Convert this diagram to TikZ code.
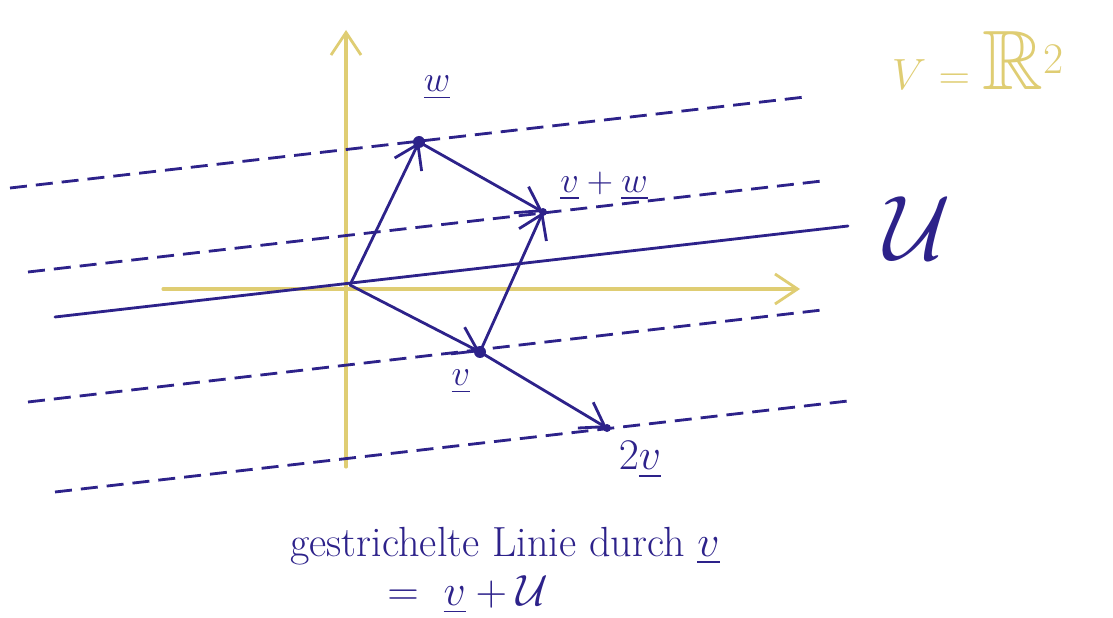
\documentclass[tikz,border=0pt]{standalone}
\usepackage{amsmath,amssymb}
\usepackage{xcolor}
\usepackage{tikz}
\usetikzlibrary{arrows.meta,positioning,calc}
\definecolor{ink}{RGB}{45,34,138}
\definecolor{gold}{RGB}{223,205,115}

\begin{document}
\begin{tikzpicture}[x=0.02cm, y=-0.02cm, >={Straight Barb[length=4.5mm,width=6mm,line width=1.6pt]},
  line cap=round,
  axis/.style={gold, line width=1.8pt},
  vec/.style={ink, line width=1.6pt, ->},
  aff/.style={ink, line width=1.6pt, dash pattern=on 0.34cm off 0.18cm, line cap=butt},
  lbl/.style={ink, font=\fontsize{22}{26}\selectfont}]
\useasboundingbox (0,0) rectangle (1113,618);
% axes
\coordinate (xl) at (163,289);
\coordinate (xr) at (800,289);
\coordinate (yb) at (346,467);
\coordinate (yt) at (346,30);
\draw[axis, ->] (xl) -- (xr);
\draw[axis, ->] (yb) -- (yt);
% points
\coordinate (O) at (350,285);
\coordinate (w) at (419,142);
\coordinate (v) at (480,352);
\coordinate (vw) at (543,212);
\coordinate (vv) at (607,428);
% subspace U and its shifted copies
\coordinate (U1) at (55,317);
\coordinate (U2) at (848,226);
\draw[ink, line width=1.6pt] (U1) -- (U2);
\coordinate (a1) at (10,188);  \coordinate (a2) at (805,97);
\coordinate (b1) at (28,272);  \coordinate (b2) at (822,181);
\coordinate (c1) at (28,402);  \coordinate (c2) at (822,310);
\coordinate (d1) at (55,492);  \coordinate (d2) at (848,401);
\draw[aff] (a1) -- (a2);
\draw[aff] (b1) -- (b2);
\draw[aff] (c1) -- (c2);
\draw[aff] (d1) -- (d2);
% vectors
\draw[vec] (O) -- (w);
\draw[vec] (O) -- (v);
\draw[vec] (w) -- (vw);
\draw[vec] (v) -- (vw);
\draw[vec] (v) -- (vv);
\fill[ink] (w) circle (6);
\fill[ink] (v) circle (6);
\fill[ink] (vw) circle (4);
\fill[ink] (vv) circle (4);
% labels
\node[lbl] (lw) at (437,88) {$\underline{w}$};
\node[lbl] (lvw) at (604,186) {$\underline{v}+\underline{w}$};
\node[lbl] (lv) at (461,382) {$\underline{v}$};
\node[lbl, font=\fontsize{28}{32}\selectfont] (lvv) at (640,460) {$2\underline{v}$};
\node[ink, font=\fontsize{24}{28}\selectfont, inner sep=0pt, scale=2.1] (lU) at (918,228) {$\mathcal{U}$};
\node[gold, font=\fontsize{48}{52}\selectfont, inner sep=0pt] (lV) at (978,60) {$V=\mathbb{R}^2$};
\node[lbl, font=\fontsize{24}{28}\selectfont, inner sep=0pt] (txt) at (505,546) {gestrichelte Linie durch $\underline{v}$};
\node[lbl, font=\fontsize{24}{28}\selectfont, inner sep=0pt] (txt2) at (468,595) {$=\ \underline{v}+\mathcal{U}$};
\end{tikzpicture}
\end{document}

---*---

> _Aim of the exercise_
Exactly as written, return every line of the listing, but not the pictures.

> _Solution to this problem_
Convert this diagram to TikZ code.
\documentclass[tikz,border=0pt]{standalone}
\usepackage{amsmath,amssymb}
\usepackage{xcolor}
\usepackage{tikz}
\usetikzlibrary{arrows.meta,positioning,calc}
\definecolor{ink}{RGB}{45,34,138}
\definecolor{gold}{RGB}{223,205,115}

\begin{document}
\begin{tikzpicture}[x=0.02cm, y=-0.02cm, >={Straight Barb[length=4.5mm,width=6mm,line width=1.6pt]},
  line cap=round,
  axis/.style={gold, line width=1.8pt},
  vec/.style={ink, line width=1.6pt, ->},
  aff/.style={ink, line width=1.6pt, dash pattern=on 0.34cm off 0.18cm, line cap=butt},
  lbl/.style={ink, font=\fontsize{22}{26}\selectfont}]
\useasboundingbox (0,0) rectangle (1113,618);
% axes
\coordinate (xl) at (163,289);
\coordinate (xr) at (800,289);
\coordinate (yb) at (346,467);
\coordinate (yt) at (346,30);
\draw[axis, ->] (xl) -- (xr);
\draw[axis, ->] (yb) -- (yt);
% points
\coordinate (O) at (350,285);
\coordinate (w) at (419,142);
\coordinate (v) at (480,352);
\coordinate (vw) at (543,212);
\coordinate (vv) at (607,428);
% subspace U and its shifted copies
\coordinate (U1) at (55,317);
\coordinate (U2) at (848,226);
\draw[ink, line width=1.6pt] (U1) -- (U2);
\coordinate (a1) at (10,188);  \coordinate (a2) at (805,97);
\coordinate (b1) at (28,272);  \coordinate (b2) at (822,181);
\coordinate (c1) at (28,402);  \coordinate (c2) at (822,310);
\coordinate (d1) at (55,492);  \coordinate (d2) at (848,401);
\draw[aff] (a1) -- (a2);
\draw[aff] (b1) -- (b2);
\draw[aff] (c1) -- (c2);
\draw[aff] (d1) -- (d2);
% vectors
\draw[vec] (O) -- (w);
\draw[vec] (O) -- (v);
\draw[vec] (w) -- (vw);
\draw[vec] (v) -- (vw);
\draw[vec] (v) -- (vv);
\fill[ink] (w) circle (6);
\fill[ink] (v) circle (6);
\fill[ink] (vw) circle (4);
\fill[ink] (vv) circle (4);
% labels
\node[lbl] (lw) at (437,88) {$\underline{w}$};
\node[lbl] (lvw) at (604,186) {$\underline{v}+\underline{w}$};
\node[lbl] (lv) at (461,382) {$\underline{v}$};
\node[lbl, font=\fontsize{28}{32}\selectfont] (lvv) at (640,460) {$2\underline{v}$};
\node[ink, font=\fontsize{24}{28}\selectfont, inner sep=0pt, scale=2.1] (lU) at (918,228) {$\mathcal{U}$};
\node[gold, font=\fontsize{48}{52}\selectfont, inner sep=0pt] (lV) at (978,60) {$V=\mathbb{R}^2$};
\node[lbl, font=\fontsize{24}{28}\selectfont, inner sep=0pt] (txt) at (505,546) {gestrichelte Linie durch $\underline{v}$};
\node[lbl, font=\fontsize{24}{28}\selectfont, inner sep=0pt] (txt2) at (468,595) {$=\ \underline{v}+\mathcal{U}$};
\end{tikzpicture}
\end{document}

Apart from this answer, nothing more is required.